## REQUIREMENTS
Say how many lines contain the string "this". Give no other output.

## DATA TO PROCESS
________________________
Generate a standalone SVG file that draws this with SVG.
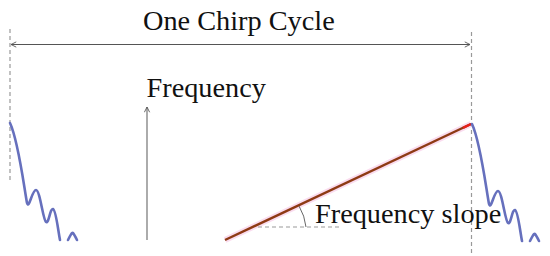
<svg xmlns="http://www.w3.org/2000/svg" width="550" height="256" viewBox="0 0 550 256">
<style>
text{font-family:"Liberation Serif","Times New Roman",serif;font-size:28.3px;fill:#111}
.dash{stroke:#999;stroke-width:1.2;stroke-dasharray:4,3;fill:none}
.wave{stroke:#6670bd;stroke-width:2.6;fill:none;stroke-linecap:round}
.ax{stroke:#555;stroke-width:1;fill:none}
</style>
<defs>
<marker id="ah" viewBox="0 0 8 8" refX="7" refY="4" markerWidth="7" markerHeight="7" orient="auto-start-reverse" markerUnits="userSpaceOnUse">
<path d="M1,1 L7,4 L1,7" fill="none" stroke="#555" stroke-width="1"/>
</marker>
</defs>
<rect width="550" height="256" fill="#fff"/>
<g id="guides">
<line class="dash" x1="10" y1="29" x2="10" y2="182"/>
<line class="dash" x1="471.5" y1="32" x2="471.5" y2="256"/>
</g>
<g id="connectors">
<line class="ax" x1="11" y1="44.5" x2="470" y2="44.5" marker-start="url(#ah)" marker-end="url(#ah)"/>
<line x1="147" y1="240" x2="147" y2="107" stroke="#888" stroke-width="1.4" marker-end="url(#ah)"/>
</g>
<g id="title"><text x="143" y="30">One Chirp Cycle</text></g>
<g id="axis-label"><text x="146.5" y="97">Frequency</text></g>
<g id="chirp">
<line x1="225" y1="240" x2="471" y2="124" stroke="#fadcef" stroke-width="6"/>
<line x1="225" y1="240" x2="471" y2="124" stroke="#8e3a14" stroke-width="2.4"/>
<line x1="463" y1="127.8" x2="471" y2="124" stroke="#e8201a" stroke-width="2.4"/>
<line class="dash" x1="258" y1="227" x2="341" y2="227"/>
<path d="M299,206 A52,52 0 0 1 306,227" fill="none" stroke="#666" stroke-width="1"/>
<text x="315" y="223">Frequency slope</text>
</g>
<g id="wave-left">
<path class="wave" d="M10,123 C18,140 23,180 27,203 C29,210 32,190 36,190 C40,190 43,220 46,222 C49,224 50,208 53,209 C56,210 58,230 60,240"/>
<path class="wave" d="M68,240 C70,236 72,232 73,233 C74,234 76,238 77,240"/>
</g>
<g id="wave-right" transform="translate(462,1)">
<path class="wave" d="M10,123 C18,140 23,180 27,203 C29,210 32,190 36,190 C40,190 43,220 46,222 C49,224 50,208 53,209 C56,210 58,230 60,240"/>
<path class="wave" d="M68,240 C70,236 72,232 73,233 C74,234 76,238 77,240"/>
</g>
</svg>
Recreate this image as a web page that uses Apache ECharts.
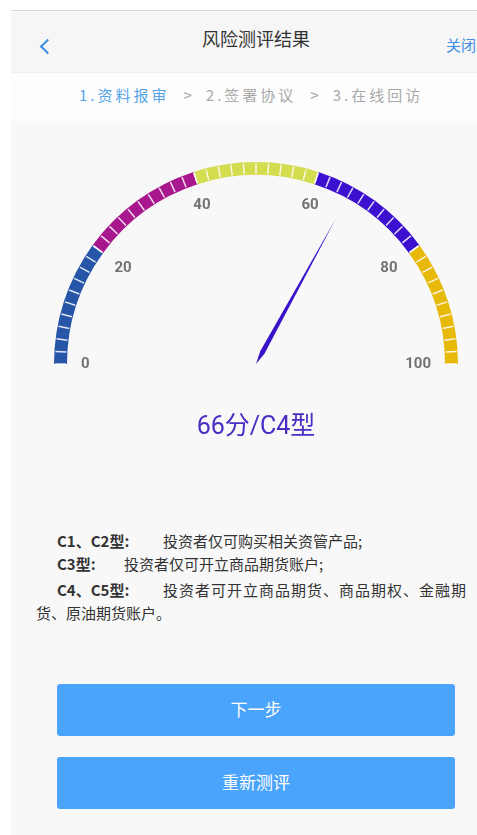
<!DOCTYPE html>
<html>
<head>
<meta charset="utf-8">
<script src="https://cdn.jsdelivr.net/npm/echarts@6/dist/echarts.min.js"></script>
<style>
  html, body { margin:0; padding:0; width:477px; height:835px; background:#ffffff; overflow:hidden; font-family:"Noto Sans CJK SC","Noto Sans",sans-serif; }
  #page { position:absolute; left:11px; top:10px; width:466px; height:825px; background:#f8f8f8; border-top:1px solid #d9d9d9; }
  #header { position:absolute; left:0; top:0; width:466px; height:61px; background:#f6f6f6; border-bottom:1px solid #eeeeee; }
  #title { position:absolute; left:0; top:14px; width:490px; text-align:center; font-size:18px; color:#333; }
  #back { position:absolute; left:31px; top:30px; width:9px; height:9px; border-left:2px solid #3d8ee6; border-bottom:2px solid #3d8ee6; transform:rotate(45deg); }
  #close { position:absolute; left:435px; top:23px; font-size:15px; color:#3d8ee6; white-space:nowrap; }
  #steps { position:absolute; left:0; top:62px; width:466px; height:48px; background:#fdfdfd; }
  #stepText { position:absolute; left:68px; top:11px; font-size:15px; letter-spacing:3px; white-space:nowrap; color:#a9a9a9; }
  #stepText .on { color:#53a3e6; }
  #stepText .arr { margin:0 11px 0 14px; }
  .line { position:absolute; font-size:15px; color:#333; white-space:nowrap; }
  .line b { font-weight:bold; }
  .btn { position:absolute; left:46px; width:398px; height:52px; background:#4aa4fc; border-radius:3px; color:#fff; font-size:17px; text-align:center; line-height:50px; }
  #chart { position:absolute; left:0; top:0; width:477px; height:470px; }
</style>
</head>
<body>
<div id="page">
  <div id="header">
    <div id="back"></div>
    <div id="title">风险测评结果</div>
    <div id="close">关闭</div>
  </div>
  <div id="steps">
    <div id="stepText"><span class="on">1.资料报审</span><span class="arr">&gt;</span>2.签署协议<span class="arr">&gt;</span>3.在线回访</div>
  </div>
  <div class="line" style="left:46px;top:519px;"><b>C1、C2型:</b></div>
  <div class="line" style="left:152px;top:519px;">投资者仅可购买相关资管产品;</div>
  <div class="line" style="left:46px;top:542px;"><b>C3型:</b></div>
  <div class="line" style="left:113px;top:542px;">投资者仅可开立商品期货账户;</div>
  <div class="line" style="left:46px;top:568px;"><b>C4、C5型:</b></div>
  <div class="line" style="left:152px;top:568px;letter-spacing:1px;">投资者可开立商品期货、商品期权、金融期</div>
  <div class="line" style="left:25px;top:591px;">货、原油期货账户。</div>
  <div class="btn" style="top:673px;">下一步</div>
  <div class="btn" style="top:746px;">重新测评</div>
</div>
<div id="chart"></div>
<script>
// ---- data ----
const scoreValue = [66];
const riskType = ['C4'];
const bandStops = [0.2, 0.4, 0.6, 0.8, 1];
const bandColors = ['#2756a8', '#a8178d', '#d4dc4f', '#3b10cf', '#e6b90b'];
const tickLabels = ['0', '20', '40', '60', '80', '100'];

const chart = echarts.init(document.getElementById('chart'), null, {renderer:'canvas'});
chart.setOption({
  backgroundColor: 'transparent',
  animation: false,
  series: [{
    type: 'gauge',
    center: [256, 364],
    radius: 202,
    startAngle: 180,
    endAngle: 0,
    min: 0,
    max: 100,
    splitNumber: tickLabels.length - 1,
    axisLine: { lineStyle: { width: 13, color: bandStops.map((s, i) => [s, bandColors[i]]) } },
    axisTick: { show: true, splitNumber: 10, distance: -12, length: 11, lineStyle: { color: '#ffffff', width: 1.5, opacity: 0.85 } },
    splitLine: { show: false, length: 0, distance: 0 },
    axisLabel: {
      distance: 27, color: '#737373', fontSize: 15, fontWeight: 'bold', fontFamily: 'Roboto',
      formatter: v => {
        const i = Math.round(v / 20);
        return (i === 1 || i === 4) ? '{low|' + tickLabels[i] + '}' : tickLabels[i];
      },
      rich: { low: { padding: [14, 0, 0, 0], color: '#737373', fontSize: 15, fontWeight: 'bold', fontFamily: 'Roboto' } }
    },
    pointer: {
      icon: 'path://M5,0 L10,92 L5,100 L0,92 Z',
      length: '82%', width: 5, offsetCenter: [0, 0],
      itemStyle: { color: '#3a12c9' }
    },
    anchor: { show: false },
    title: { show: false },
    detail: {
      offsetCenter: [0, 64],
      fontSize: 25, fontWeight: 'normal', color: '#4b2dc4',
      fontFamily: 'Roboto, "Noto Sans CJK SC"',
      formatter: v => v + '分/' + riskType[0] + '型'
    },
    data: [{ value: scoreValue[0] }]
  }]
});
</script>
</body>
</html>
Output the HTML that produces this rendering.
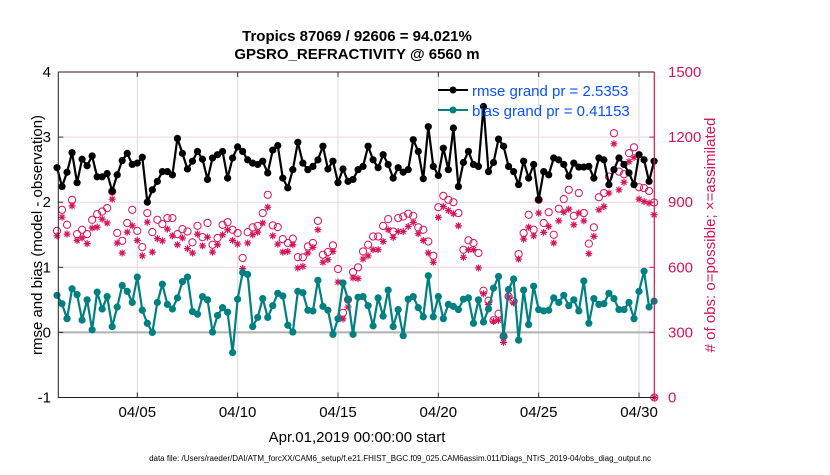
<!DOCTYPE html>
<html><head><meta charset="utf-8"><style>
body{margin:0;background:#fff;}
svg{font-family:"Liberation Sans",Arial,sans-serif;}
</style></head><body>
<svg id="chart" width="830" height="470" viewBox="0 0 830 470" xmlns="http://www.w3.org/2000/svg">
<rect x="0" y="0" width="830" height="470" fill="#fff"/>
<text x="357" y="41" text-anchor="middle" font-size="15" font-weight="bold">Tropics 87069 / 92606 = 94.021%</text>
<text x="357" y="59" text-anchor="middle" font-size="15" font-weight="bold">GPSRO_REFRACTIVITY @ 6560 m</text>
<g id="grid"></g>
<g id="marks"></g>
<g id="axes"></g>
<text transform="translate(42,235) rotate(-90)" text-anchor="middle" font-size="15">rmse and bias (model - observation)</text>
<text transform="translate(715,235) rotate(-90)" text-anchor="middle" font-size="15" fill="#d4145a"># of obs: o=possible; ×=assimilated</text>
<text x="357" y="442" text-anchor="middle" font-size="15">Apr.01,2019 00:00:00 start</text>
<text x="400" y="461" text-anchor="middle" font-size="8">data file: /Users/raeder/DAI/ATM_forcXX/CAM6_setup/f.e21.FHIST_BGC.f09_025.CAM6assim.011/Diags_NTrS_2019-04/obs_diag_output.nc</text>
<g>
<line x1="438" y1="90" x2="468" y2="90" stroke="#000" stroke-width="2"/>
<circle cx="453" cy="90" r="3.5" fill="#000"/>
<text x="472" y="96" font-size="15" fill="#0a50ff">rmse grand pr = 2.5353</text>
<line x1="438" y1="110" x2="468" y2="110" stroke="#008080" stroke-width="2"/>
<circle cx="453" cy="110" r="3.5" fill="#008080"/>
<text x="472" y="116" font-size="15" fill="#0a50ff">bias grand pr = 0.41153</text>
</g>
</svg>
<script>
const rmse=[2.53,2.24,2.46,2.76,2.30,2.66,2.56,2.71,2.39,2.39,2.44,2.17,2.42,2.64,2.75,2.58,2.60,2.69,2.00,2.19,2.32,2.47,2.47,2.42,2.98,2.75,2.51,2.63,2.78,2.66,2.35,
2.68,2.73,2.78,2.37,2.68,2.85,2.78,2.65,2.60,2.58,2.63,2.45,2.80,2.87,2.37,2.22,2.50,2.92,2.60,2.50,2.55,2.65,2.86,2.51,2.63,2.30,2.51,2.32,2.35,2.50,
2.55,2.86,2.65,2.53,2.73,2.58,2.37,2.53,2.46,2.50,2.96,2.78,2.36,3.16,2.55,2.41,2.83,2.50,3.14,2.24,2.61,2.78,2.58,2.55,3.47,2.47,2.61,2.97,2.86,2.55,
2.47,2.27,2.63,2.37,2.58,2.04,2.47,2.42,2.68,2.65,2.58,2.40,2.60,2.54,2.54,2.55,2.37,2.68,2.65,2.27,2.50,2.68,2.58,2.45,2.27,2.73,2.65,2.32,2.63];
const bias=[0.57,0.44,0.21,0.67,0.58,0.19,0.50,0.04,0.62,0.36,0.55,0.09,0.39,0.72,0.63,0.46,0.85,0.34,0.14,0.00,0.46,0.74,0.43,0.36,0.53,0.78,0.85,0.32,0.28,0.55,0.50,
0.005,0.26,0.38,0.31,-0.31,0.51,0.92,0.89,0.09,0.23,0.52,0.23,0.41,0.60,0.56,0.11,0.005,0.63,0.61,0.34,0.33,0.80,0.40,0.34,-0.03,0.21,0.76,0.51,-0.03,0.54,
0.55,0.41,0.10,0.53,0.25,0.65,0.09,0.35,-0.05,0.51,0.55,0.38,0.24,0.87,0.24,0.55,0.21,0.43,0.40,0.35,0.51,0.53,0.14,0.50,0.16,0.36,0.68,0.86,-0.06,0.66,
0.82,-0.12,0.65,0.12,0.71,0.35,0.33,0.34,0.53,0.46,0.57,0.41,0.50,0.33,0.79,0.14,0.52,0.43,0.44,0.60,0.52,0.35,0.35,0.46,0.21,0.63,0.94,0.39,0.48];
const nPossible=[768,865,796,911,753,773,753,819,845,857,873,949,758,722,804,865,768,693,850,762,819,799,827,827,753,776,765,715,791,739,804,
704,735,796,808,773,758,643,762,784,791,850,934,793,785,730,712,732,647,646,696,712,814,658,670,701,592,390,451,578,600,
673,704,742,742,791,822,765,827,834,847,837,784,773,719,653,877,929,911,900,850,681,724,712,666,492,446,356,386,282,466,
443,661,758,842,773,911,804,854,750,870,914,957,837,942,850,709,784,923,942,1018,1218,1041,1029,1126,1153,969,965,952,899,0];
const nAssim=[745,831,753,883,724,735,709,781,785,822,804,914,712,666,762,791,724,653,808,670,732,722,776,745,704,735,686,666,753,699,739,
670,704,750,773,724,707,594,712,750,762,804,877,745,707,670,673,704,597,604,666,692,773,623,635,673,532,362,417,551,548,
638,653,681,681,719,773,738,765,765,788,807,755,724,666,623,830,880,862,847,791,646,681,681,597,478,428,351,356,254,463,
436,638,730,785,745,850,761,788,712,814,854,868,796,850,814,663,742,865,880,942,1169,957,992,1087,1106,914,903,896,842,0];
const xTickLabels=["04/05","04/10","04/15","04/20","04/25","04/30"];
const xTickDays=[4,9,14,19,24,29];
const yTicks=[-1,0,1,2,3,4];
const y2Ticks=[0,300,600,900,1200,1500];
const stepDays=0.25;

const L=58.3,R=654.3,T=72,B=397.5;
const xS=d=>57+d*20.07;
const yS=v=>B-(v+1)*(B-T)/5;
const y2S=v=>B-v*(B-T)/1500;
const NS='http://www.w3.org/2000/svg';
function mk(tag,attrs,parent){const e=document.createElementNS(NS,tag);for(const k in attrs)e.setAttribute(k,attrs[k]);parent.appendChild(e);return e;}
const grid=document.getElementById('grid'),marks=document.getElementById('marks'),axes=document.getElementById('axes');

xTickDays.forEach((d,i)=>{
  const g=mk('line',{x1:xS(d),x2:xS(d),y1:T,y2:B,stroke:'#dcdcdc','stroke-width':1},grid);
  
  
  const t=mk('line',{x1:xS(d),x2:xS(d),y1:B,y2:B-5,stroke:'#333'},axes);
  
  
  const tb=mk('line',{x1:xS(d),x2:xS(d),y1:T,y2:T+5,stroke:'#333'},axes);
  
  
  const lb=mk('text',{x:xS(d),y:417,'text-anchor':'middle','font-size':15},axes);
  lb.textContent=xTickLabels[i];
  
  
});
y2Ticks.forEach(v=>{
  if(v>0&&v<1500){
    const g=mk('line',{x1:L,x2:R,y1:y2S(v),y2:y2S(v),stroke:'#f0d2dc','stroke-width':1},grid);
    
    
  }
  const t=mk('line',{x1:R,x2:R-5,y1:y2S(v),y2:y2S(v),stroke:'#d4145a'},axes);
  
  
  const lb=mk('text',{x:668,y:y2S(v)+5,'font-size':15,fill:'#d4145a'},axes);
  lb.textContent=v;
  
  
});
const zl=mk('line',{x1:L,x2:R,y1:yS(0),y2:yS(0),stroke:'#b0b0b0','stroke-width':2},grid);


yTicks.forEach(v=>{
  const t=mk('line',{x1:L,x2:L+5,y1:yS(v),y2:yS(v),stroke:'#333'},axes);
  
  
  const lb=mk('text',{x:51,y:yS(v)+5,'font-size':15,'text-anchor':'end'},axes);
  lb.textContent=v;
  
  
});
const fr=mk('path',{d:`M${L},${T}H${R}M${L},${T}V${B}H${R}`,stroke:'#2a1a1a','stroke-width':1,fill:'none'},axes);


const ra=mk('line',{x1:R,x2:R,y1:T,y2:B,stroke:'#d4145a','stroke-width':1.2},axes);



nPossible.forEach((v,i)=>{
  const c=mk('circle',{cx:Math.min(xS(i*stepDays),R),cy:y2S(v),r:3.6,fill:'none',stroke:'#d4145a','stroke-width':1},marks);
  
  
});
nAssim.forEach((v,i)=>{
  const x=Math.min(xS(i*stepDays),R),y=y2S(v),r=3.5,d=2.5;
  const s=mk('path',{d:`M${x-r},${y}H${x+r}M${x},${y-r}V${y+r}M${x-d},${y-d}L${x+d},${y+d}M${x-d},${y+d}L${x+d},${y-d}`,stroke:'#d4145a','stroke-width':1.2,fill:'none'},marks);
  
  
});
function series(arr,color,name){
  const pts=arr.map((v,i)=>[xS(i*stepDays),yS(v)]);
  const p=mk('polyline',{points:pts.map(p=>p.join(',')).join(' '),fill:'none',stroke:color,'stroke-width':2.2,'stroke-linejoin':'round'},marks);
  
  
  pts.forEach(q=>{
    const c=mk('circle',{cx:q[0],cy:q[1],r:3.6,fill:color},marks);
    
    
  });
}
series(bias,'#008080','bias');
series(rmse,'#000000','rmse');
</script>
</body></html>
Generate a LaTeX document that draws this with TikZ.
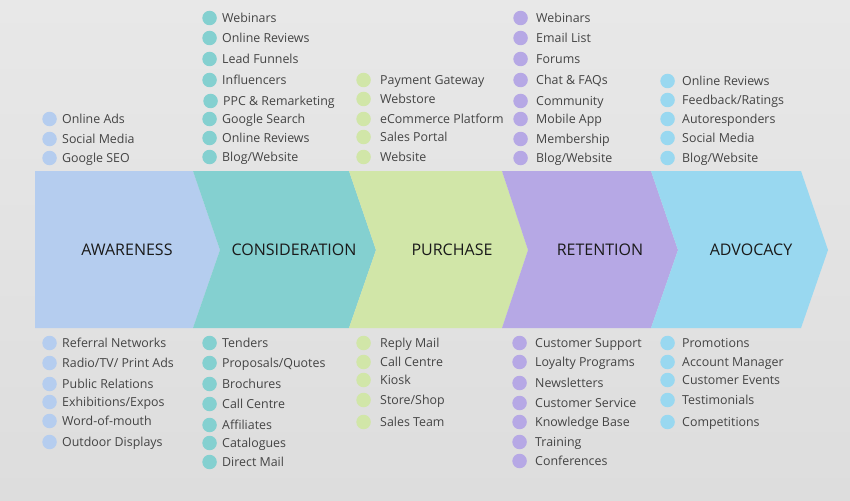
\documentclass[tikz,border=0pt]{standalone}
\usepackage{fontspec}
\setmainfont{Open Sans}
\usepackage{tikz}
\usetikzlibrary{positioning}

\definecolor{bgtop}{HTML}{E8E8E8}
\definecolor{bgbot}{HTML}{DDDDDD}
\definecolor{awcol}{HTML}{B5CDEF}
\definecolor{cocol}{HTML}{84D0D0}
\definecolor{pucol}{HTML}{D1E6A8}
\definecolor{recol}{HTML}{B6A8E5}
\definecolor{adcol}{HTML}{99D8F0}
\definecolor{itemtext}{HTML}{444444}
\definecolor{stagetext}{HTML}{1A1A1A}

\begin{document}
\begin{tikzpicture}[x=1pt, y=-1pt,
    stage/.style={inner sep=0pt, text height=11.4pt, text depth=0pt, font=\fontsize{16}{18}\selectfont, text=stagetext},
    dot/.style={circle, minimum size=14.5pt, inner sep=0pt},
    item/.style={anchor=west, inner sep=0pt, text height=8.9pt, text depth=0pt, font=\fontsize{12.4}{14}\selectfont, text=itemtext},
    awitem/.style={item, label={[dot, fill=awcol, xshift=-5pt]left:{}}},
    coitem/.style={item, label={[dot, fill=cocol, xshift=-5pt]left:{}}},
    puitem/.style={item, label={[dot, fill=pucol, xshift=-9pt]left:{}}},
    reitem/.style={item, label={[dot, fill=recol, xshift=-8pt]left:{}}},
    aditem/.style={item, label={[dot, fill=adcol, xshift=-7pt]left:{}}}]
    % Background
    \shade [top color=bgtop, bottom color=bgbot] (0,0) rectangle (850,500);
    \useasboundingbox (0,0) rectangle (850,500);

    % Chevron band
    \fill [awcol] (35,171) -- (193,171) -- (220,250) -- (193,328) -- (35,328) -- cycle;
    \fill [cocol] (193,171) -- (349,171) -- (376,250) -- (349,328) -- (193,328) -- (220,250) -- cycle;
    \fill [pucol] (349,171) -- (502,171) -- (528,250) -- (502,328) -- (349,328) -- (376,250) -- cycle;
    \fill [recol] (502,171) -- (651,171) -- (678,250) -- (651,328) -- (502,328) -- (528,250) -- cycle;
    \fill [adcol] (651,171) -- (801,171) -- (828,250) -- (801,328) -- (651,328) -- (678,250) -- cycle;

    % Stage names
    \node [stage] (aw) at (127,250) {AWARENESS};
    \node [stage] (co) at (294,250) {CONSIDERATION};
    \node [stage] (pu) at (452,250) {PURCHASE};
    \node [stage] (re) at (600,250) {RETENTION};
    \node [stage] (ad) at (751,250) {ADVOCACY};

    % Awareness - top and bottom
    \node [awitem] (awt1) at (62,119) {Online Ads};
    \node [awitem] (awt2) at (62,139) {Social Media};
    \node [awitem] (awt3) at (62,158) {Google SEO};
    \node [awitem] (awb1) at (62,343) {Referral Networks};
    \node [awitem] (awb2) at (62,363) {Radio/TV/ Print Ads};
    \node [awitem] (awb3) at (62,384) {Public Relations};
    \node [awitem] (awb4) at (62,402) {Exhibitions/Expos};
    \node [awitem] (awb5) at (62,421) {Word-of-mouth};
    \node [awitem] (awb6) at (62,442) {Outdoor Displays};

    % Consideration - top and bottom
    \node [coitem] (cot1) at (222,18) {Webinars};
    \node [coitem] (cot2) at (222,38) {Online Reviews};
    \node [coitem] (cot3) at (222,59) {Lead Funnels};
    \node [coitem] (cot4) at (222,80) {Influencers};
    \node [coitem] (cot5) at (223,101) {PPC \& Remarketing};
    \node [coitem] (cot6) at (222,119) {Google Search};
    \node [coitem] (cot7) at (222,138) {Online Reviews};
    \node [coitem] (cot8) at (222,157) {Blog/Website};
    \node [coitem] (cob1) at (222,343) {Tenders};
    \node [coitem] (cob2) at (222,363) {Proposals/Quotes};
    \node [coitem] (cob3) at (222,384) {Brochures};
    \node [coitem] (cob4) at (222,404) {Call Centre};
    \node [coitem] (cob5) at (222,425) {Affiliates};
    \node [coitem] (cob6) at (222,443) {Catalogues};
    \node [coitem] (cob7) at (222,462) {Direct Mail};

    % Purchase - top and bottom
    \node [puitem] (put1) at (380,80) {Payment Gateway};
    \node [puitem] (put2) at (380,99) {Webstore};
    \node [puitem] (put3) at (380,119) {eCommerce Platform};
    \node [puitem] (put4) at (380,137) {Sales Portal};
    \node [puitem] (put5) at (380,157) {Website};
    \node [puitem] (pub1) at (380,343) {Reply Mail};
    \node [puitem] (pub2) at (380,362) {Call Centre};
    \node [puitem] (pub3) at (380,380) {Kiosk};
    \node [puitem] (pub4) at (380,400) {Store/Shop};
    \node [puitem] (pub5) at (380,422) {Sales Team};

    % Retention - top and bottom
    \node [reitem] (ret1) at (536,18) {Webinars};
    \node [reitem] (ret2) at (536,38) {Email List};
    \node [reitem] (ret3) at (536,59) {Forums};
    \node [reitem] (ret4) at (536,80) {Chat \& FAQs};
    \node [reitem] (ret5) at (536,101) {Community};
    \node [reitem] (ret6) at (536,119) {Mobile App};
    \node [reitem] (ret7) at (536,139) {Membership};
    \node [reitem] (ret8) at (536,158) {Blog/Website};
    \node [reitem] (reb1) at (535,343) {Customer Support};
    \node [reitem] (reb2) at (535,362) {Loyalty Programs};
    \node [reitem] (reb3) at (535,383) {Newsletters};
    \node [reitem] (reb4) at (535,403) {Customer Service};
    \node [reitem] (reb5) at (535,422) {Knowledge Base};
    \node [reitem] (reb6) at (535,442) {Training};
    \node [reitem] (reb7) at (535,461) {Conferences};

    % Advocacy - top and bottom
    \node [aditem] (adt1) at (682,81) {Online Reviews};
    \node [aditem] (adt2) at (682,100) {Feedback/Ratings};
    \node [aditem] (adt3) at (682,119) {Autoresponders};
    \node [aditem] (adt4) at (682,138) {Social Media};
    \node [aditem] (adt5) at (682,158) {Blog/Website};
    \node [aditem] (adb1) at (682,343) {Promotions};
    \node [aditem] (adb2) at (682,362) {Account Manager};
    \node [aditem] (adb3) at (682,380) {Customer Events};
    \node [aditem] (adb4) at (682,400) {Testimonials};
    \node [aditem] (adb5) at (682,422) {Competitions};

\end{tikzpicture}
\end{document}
________________________
## RESPONSE BELOW
4